Wage and Hour Law (“MWHL”), Md. Code Ann., Lab. & Empl. §§ 3–401 et seq. (Count IV); unpaid overtime wages in violation of the Maryland Wage Payment and Collection Law (“MWPCL”), Md. Code Ann., Lab. & Empl. §§ 3–401 et seq. (Count V); and a willful violation of the Maryland Equal Pay for Equal Work Act (“MEPA”), Md. Code Ann., Lab. & Empl. §§ 3–301, et seq. (Count VI). (Am. Compl. ¶¶ 27–52). On December 29, 2025,

Delmarva filed a Motion for Summary Judgment. (ECF No. 30). Robinson filed an Opposition on December 18, 2025. (ECF No. 37). On January 16, 2026, Delmarva filed a Reply. (ECF No. 43). II. DISCUSSION A. Standard of Review Under Federal Rule of Civil Procedure 56, the Court must grant summary judgment

if the moving party demonstrates that there is no genuine issue as to any material fact, and that the moving party is entitled to judgment as a matter of law. Fed.R.Civ.P. 56(a). In reviewing a motion for summary judgment, the Court views the facts in a light most favorable to the non-moving party. Anderson v. Liberty Lobby, Inc., 477 U.S. 242, 255 (1986) (citing Adickes v. S.H. Kress & Co., 398 U.S. 144, 158–59 (1970)). Once a motion

for summary judgment is properly made and supported, the opposing party has the burden of showing that a genuine dispute exists. Matsushita Elec. Indus. Co. v. Zenith Radio Corp., 475 U.S. 574, 586–87 (1986). “[T]he mere existence of some alleged factual dispute between the parties will not defeat an otherwise properly supported motion for summary judgment; the requirement is that there be no genuine issue of material fact.” Anderson,

477 U.S. at 247–48. A “material fact” is a fact that might affect the outcome of a party’s case. Id. at 248; see also JKC Holding Co. v. Wash. Sports Ventures, Inc., 264 F.3d 459, 465 (4th Cir. 2001) (citing Hooven–Lewis v. Caldera, 249 F.3d 259, 265 (4th Cir. 2001)). Whether a fact is considered to be “material” is determined by the substantive law, and “[o]nly disputes over

facts that might affect the outcome of the suit under the governing law will properly preclude the entry of summary judgment.” Anderson, 477 U.S. at 248; Hooven–Lewis, 249 F.3d at 265. A “genuine” issue concerning a “material” fact arises when the evidence is sufficient to allow a reasonable jury to return a verdict in the nonmoving party’s favor.

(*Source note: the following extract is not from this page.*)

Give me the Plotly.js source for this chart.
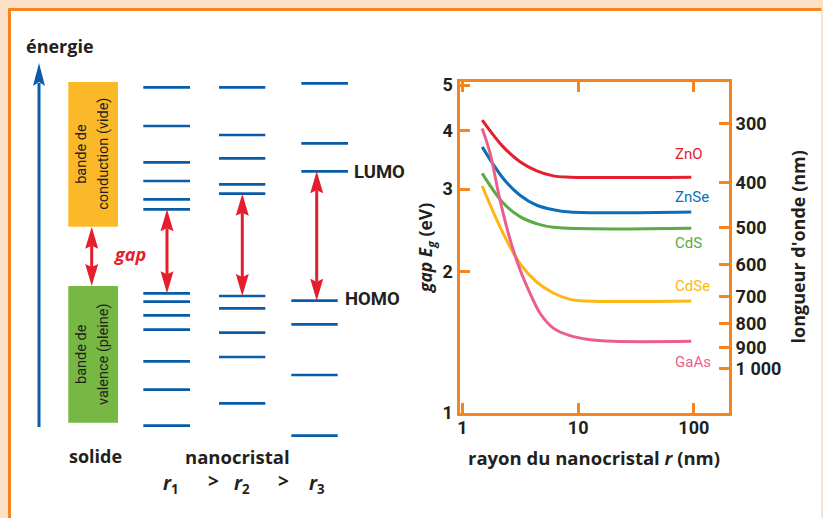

Anderson, 477 U.S. at 248. Rule 56(e) “requires the nonmoving party to go beyond the

pleadings and by its own affidavits, or by the depositions, answers to interrogatories, and admissions on file, designate specific facts showing that there is a genuine issue for trial.” Celotex Corp. v. Catrett, 477 U.S. 317, 324 (1986).